O'Neill's team has been on a tear, winning all five of the PC races held this year, and its success has translated into a chance to compete with a DPi.
"One of my customers, who is wealthy, said, 'If you can go get one of those Cadillacs, I'll buy it," he said. "I had to tell him, 'you can't, because they're not for sale,' and he couldn't believe it. If we want to do Prototype, it's a [WEC] P2, or nothing. So really, in my position, what do you do?"
And that takes us back to where we started. The answer to O'Neill's pre-Watkins question is waiting to be unlocked by a stellar run for WEC P2s over the last four Prototype races. The odds are long for JDC-Miller and PR1/Mathiasen, but as The Glen revealed, winning isn't impossible, unlike earlier in the season.

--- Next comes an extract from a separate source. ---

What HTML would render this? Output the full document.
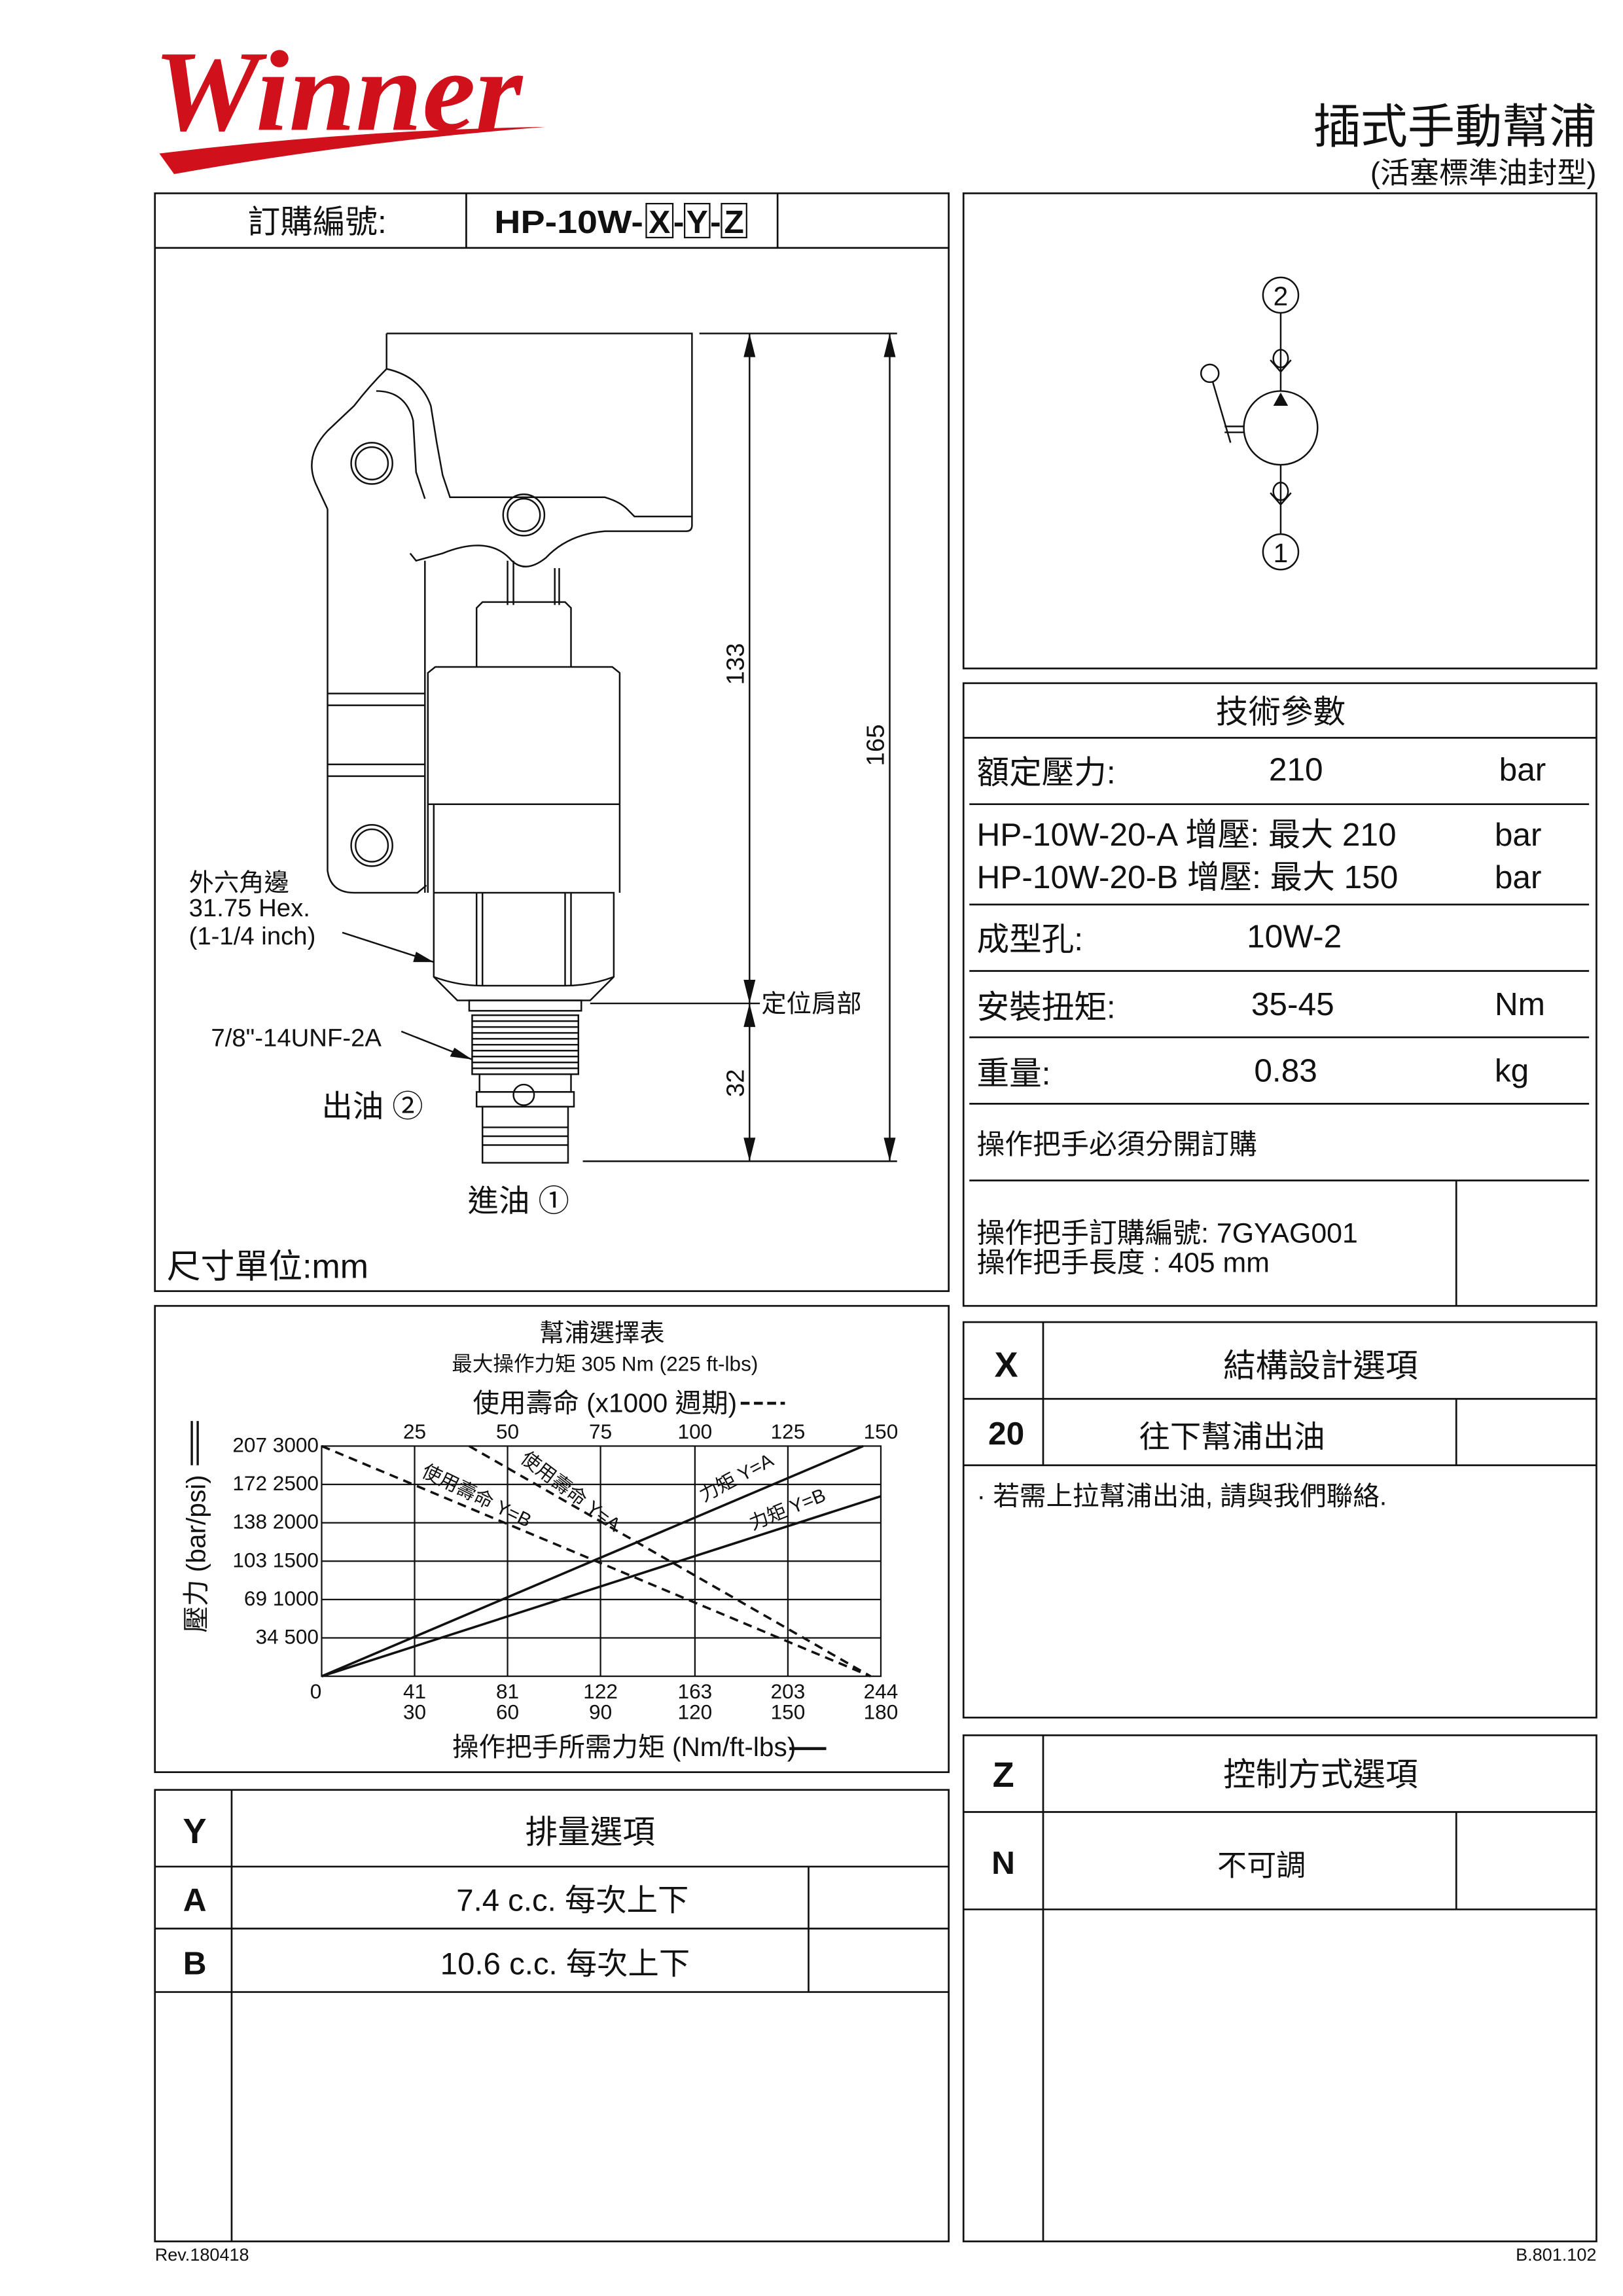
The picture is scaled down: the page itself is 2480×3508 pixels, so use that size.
<!DOCTYPE html>
<html><head><meta charset="utf-8"><style>
html,body{margin:0;padding:0;background:#fff}
svg{display:block}
text{font-family:"Liberation Sans","Noto Sans CJK TC",sans-serif;fill:#111}
</style></head><body>
<svg width="2480" height="3508" viewBox="0 0 1100 1556" preserveAspectRatio="none" xmlns="http://www.w3.org/2000/svg">
<!-- Logo -->
<text x="104" y="88" style="font-family:'Liberation Serif',serif;font-style:italic;font-weight:bold;fill:#d0101b" font-size="78" textLength="250" lengthAdjust="spacingAndGlyphs">Winner</text>
<path d="M108,104 Q240,88 370,86 Q240,96 118,118 Z" fill="#d0101b"/>
<!-- Title -->
<text x="1082" y="97" text-anchor="end" font-size="32">插式手動幫浦</text>
<text x="1082" y="124" text-anchor="end" font-size="20">(活塞標準油封型)</text>

<g fill="none" stroke="#111" stroke-width="1.2">
<rect x="105" y="131" width="538" height="744"/>
<line x1="105" y1="168" x2="643" y2="168"/>
<line x1="316" y1="131" x2="316" y2="168"/>
<line x1="527" y1="131" x2="527" y2="168"/>
<rect x="653" y="131" width="429" height="322"/>
<rect x="653" y="463" width="429" height="422"/>
<line x1="653" y1="500" x2="1082" y2="500"/>
<line x1="657" y1="545" x2="1077" y2="545"/>
<line x1="657" y1="613" x2="1077" y2="613"/>
<line x1="657" y1="658" x2="1077" y2="658"/>
<line x1="657" y1="703" x2="1077" y2="703"/>
<line x1="657" y1="748" x2="1077" y2="748"/>
<line x1="657" y1="800" x2="1077" y2="800"/>
<line x1="987" y1="800" x2="987" y2="885"/>
<rect x="653" y="896" width="429" height="268"/>
<line x1="653" y1="948" x2="1082" y2="948"/>
<line x1="653" y1="993" x2="1082" y2="993"/>
<line x1="707" y1="896" x2="707" y2="993"/>
<line x1="987" y1="948" x2="987" y2="993"/>
<rect x="653" y="1176" width="429" height="343"/>
<line x1="653" y1="1228" x2="1082" y2="1228"/>
<line x1="653" y1="1294" x2="1082" y2="1294"/>
<line x1="707" y1="1176" x2="707" y2="1519"/>
<line x1="987" y1="1228" x2="987" y2="1294"/>
<rect x="105" y="885" width="538" height="316"/>
<rect x="105" y="1213" width="538" height="306"/>
<line x1="105" y1="1265" x2="643" y2="1265"/>
<line x1="105" y1="1307" x2="643" y2="1307"/>
<line x1="105" y1="1350" x2="643" y2="1350"/>
<line x1="157" y1="1213" x2="157" y2="1519"/>
<line x1="548" y1="1265" x2="548" y2="1350"/>
</g>

<text x="215" y="158" text-anchor="middle" font-size="22">訂購編號:</text>
<g font-size="22" font-weight="bold">
<text x="335" y="158" textLength="101" lengthAdjust="spacingAndGlyphs">HP-10W-</text>
<text x="447" y="158" text-anchor="middle">X</text>
<text x="460" y="158" text-anchor="middle">-</text>
<text x="472.5" y="158" text-anchor="middle">Y</text>
<text x="485" y="158" text-anchor="middle">-</text>
<text x="497.5" y="158" text-anchor="middle">Z</text>
</g>
<g fill="none" stroke="#111" stroke-width="1"><rect x="438" y="138" width="18" height="23"/><rect x="464" y="138" width="17" height="23"/><rect x="489" y="138" width="17" height="23"/></g>

<!-- Drawing -->
<g fill="none" stroke="#111" stroke-width="1.1">
<path d="M262,226 L469,226 L469,356 Q469,360 465,360 L410,360 Q385,362 370,378 Q355,390 345,378 Q330,363 300,375 L282,380 L278,375"/>
<path d="M262,226 L262,250 Q250,262 240,275 L222,292 Q205,310 215,330 L222,345"/>
<path d="M262,250 Q285,255 292,275 L296,300 L300,322 L305,337 L350,337 L410,337 Q420,340 425,345 L430,350 L469,350"/>
<path d="M255,265 Q275,265 280,285 L282,320 L288,338"/>
<path d="M222,345 L222,590 Q224,605 240,605 L283,605 L289,600"/>
<line x1="222" y1="470" x2="288" y2="470"/>
<line x1="222" y1="478" x2="288" y2="478"/>
<line x1="222" y1="518" x2="288" y2="518"/>
<line x1="222" y1="526" x2="288" y2="526"/>
<line x1="288" y1="380" x2="288" y2="605"/>
<circle cx="252" cy="314" r="14"/><circle cx="252" cy="314" r="11"/>
<circle cx="252" cy="573" r="14"/><circle cx="252" cy="573" r="11"/>
<circle cx="355" cy="349" r="14"/><circle cx="355" cy="349" r="11"/>
<line x1="344" y1="380" x2="344" y2="410"/><line x1="348" y1="380" x2="348" y2="410"/>
<line x1="376" y1="385" x2="376" y2="410"/><line x1="379" y1="385" x2="379" y2="410"/>
<path d="M323,452 L323,412 L327,408 L383,408 L387,412 L387,452"/>
<path d="M290,605 L290,456 L295,452 L415,452 L420,456 L420,605"/>
<line x1="290" y1="545" x2="420" y2="545"/>
<line x1="294" y1="545" x2="294" y2="605"/>
<path d="M294,605 L416,605 L416,662 L400,678 L310,678 L294,662 Z"/>
<line x1="323" y1="605" x2="323" y2="668"/><line x1="327" y1="605" x2="327" y2="668"/>
<line x1="383" y1="605" x2="383" y2="668"/><line x1="387" y1="605" x2="387" y2="668"/>
<path d="M294,662 Q310,668 327,668 L383,668 Q400,668 416,662"/>
<rect x="318" y="678" width="76" height="7"/>
<path d="M320,688 L392,688 L392,728 L320,728 Z"/>
<path d="M320,692h72M320,696h72M320,700h72M320,704h72M320,708h72M320,712h72M320,716h72M320,720h72M320,724h72"/>
<rect x="325" y="728" width="62" height="12"/>
<rect x="323" y="740" width="66" height="10"/>
<circle cx="355" cy="742" r="7"/>
<rect x="327" y="750" width="58" height="38"/>
<path d="M327,764h58M327,770h58M327,776h58"/>
<line x1="474" y1="226" x2="608" y2="226"/>
<line x1="395" y1="787" x2="608" y2="787"/>
<line x1="400" y1="680" x2="515" y2="680"/>
<line x1="508" y1="226" x2="508" y2="787"/>
<line x1="603" y1="226" x2="603" y2="787"/>
<line x1="232" y1="632" x2="294" y2="652"/>
<line x1="272" y1="699" x2="320" y2="718"/>
</g>
<g fill="#111">
<path d="M508,226 l-4,16 h8z"/><path d="M508,680 l-4,-16 h8z"/><path d="M508,680 l-4,16 h8z"/><path d="M508,787 l-4,-16 h8z"/>
<path d="M603,226 l-4,16 h8z"/><path d="M603,787 l-4,-16 h8z"/>
<path d="M294,652 l-12,-7 l-2,7z"/><path d="M320,718 l-12,-8 l-3,6z"/>
</g>
<text transform="translate(504,450) rotate(-90)" text-anchor="middle" font-size="17">133</text>
<text transform="translate(599,505) rotate(-90)" text-anchor="middle" font-size="17">165</text>
<text transform="translate(504,734) rotate(-90)" text-anchor="middle" font-size="17">32</text>
<text x="516" y="686" font-size="17">定位肩部</text>
<text x="128" y="604" font-size="17">外六角邊</text>
<text x="128" y="621" font-size="17">31.75 Hex.</text>
<text x="128" y="640" font-size="17">(1-1/4 inch)</text>
<text x="143" y="709" font-size="17">7/8"-14UNF-2A</text>
<text x="218" y="757" font-size="21">出油 ②</text>
<text x="317" y="821" font-size="21">進油 ①</text>
<text x="113" y="866" font-size="23">尺寸單位:mm</text>

<!-- Symbol -->
<g fill="none" stroke="#111" stroke-width="1.1">
<circle cx="868" cy="200" r="12"/><circle cx="868" cy="374" r="12"/>
<line x1="868" y1="212" x2="868" y2="265"/>
<line x1="868" y1="315" x2="868" y2="362"/>
<ellipse cx="868" cy="243" rx="5" ry="6"/><path d="M861,244 L868,252 L875,244"/>
<ellipse cx="868" cy="333" rx="5" ry="6"/><path d="M861,334 L868,342 L875,334"/>
<circle cx="868" cy="290" r="25"/>
<ellipse cx="820" cy="253" rx="6" ry="6"/>
<line x1="822" y1="259" x2="834" y2="300"/>
<line x1="830" y1="289" x2="843" y2="289"/><line x1="830" y1="293" x2="843" y2="293"/>
</g>
<path d="M868,266 l-5,9 h10z" fill="#111"/>
<text x="868" y="207" text-anchor="middle" font-size="18">2</text>
<text x="868" y="381" text-anchor="middle" font-size="18">1</text>

<text x="868" y="490" text-anchor="middle" font-size="22">技術參數</text>
<g font-size="22">
<text x="662" y="531">額定壓力:</text><text x="860" y="529">210</text><text x="1016" y="529">bar</text>
<text x="662" y="573">HP-10W-20-A 增壓:  最大 210</text><text x="1013" y="573">bar</text>
<text x="662" y="602">HP-10W-20-B  增壓:  最大 150</text><text x="1013" y="602">bar</text>
<text x="662" y="644">成型孔:</text><text x="845" y="642">10W-2</text>
<text x="662" y="690">安裝扭矩:</text><text x="848" y="688">35-45</text><text x="1013" y="688">Nm</text>
<text x="662" y="735">重量:</text><text x="850" y="733">0.83</text><text x="1013" y="733">kg</text>
</g>
<text x="662" y="782" font-size="19">操作把手必須分開訂購</text>
<text x="662" y="842" font-size="19">操作把手訂購編號: 7GYAG001</text>
<text x="662" y="862" font-size="19">操作把手長度 : 405 mm</text>

<text x="682" y="933" text-anchor="middle" font-size="24" font-weight="bold">X</text>
<text x="895" y="933" text-anchor="middle" font-size="22">結構設計選項</text>
<text x="682" y="979" text-anchor="middle" font-size="22" font-weight="bold">20</text>
<text x="835" y="981" text-anchor="middle" font-size="21">往下幫浦出油</text>
<text x="662" y="1020" font-size="18">· 若需上拉幫浦出油, 請與我們聯絡.</text>
<text x="680" y="1211" text-anchor="middle" font-size="24" font-weight="bold">Z</text>
<text x="895" y="1210" text-anchor="middle" font-size="22">控制方式選項</text>
<text x="680" y="1270" text-anchor="middle" font-size="22" font-weight="bold">N</text>
<text x="855" y="1271" text-anchor="middle" font-size="20">不可調</text>
<text x="132" y="1249" text-anchor="middle" font-size="24" font-weight="bold">Y</text>
<text x="400" y="1249" text-anchor="middle" font-size="22">排量選項</text>
<text x="132" y="1295" text-anchor="middle" font-size="22" font-weight="bold">A</text>
<text x="388" y="1295" text-anchor="middle" font-size="21">7.4 c.c.  每次上下</text>
<text x="132" y="1338" text-anchor="middle" font-size="22" font-weight="bold">B</text>
<text x="383" y="1338" text-anchor="middle" font-size="21">10.6 c.c.  每次上下</text>

<!-- Chart -->
<g stroke="#111" stroke-width="1" fill="none">
<rect x="218" y="980" width="379" height="156"/>
<path d="M218,1006h379M218,1032h379M218,1058h379M218,1084h379M218,1110h379"/>
<path d="M281,980v156M344,980v156M407,980v156M471,980v156M534,980v156"/>
<line x1="218" y1="1136" x2="585" y2="980" stroke-width="1.6"/>
<line x1="218" y1="1136" x2="597" y2="1014" stroke-width="1.6"/>
<line x1="218" y1="980" x2="590" y2="1136" stroke-width="1.6" stroke-dasharray="6,4"/>
<line x1="318" y1="980" x2="590" y2="1136" stroke-width="1.6" stroke-dasharray="6,4"/>
<path d="M502,951h30" stroke-width="2" stroke-dasharray="6,3"/>
<path d="M535,1185h25" stroke-width="2"/>
<path d="M130,963v30M134,963v30" stroke-width="1.5"/>
</g>
<text x="408" y="909" text-anchor="middle" font-size="17">幫浦選擇表</text>
<text x="410" y="929" text-anchor="middle" font-size="14">最大操作力矩 305 Nm (225 ft-lbs)</text>
<text x="410" y="957" text-anchor="middle" font-size="18">使用壽命 (x1000 週期)</text>
<g font-size="14" text-anchor="middle">
<text x="281" y="975">25</text><text x="344" y="975">50</text><text x="407" y="975">75</text><text x="471" y="975">100</text><text x="534" y="975">125</text><text x="597" y="975">150</text>
<text x="214" y="1151">0</text>
<text x="281" y="1151">41</text><text x="344" y="1151">81</text><text x="407" y="1151">122</text><text x="471" y="1151">163</text><text x="534" y="1151">203</text><text x="597" y="1151">244</text>
<text x="281" y="1165">30</text><text x="344" y="1165">60</text><text x="407" y="1165">90</text><text x="471" y="1165">120</text><text x="534" y="1165">150</text><text x="597" y="1165">180</text>
</g>
<g font-size="14" text-anchor="end">
<text x="216" y="984">207 3000</text><text x="216" y="1010">172 2500</text><text x="216" y="1036">138 2000</text><text x="216" y="1062">103 1500</text><text x="216" y="1088">69 1000</text><text x="216" y="1114">34  500</text>
</g>
<text transform="translate(139,1053) rotate(-90)" text-anchor="middle" font-size="18">壓力 (bar/psi)</text>
<text x="423" y="1190" text-anchor="middle" font-size="18">操作把手所需力矩 (Nm/ft-lbs)</text>
<text transform="translate(285,1000) rotate(26)" font-size="13">使用壽命 Y=B</text>
<text transform="translate(352,990) rotate(37)" font-size="13">使用壽命 Y=A</text>
<text transform="translate(477,1018) rotate(-28)" font-size="13">力矩 Y=A</text>
<text transform="translate(510,1037) rotate(-22)" font-size="13">力矩 Y=B</text>

<text x="105" y="1532" font-size="12">Rev.180418</text>
<text x="1082" y="1532" text-anchor="end" font-size="12">B.801.102</text>
</svg>
</body></html>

Bottom line, DPi is on the way to becoming a raging success, and to reach its full potential, IMSA needs a flourishing base of WEC P2s to safeguard against the inevitable manufacturer exits. Those DPi departures won't happen next year, or the year after, but when they do start to wind down, it will be imperative to have a thick safety net of WEC P2s to soften the blow. All eyes will be focused on the next few races to see if on-the-fence types like Brent O'Neill will sing a different tune on WEC P2s next year, or, worst-case, whether more DPi victories will kill any remaining interest they might have.
Staring at IMSA's big Prototype picture, I hope it gets its WEC P2 wish ASAP.